The negative outlooks reflect pressure on AM Best’s current operating performance assessment of strong due to poor performance in the group’s international operations (QIC Global) outside of the Middle East region. Since 2017, QICs Global’s results have been adversely impacted by catastrophe losses, changes to the U.K.’s Ogden discount rate and COVID-19 related losses in 2020. As a consequence, the group has produced a five-year (2015-2019) average combined ratio of 102%; AM Best expects the group to report a combined ratio in the range of 105% to 110% in 2020, driven by COVID-19 losses.
The pressure on QIC’s underwriting earnings highlight governance and underwriting control deficiencies in the group’s decision-making process. Although QIC’s ERM framework has improved in recent years, AM Best believes there is further development required in order for QIC to manage risk holistically at group level, rather than relying on the risk management teams of subsidiaries.
The group’s balance sheet strength is underpinned by risk-adjusted capitalisation at the strongest level, as measured by Best’s Capital Adequacy Ratio (BCAR), and benefits from the company’s large capital base of QAR 7.7 billion (USD 2.1 billion). QIC’s financial flexibility has been highlighted by its ability to access capital and debt markets, most recently through the issue of USD 300 million of subordinated notes in 2020. Higher allocations to cash, deposits and fixed income in the group’s investment portfolio in recent years have improved its investment risk profile.

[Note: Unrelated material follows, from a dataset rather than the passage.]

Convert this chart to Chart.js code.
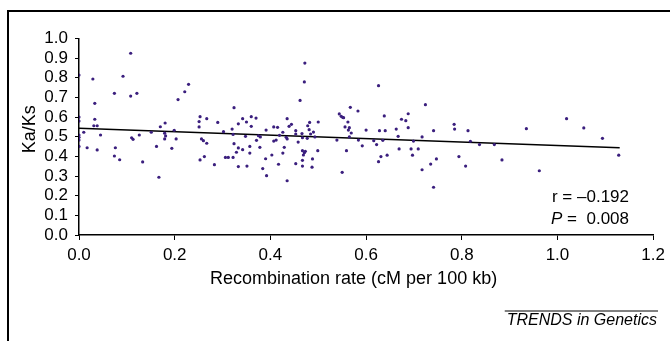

At year-end 2019, these assets accounted for 83% of QIC’s investment portfolio.
QIC is exposed to credit risk through a QAR 953 million receivable from Markerstudy Group, which was due in April 2020. Whilst the group maintains sufficient capital to absorb a default on this loan, any impairment is likely to represent a material loss to earnings.
During 2019, QIC reported gross written premium (GWP) of QAR 12.8 billion (USD 3.5 billion), an increase of 2% on prior year. More than 75% of GWP is derived from QIC Global, which benefits from a geographically diversified multi-platform approach, including a Lloyd’s platform (Antares), a Bermuda reinsurer (Qatar Re) and carriers for primary insurance in Europe. QIC has a leading position in Qatar and a strong competitive position in the United Arab Emirates. While QIC’s business mix has been volatile in recent years, the group plans to focus on low volatility lines, with almost half of GWP emanating from motor insurance in the United Kingdom, Continental Europe and the Middle East.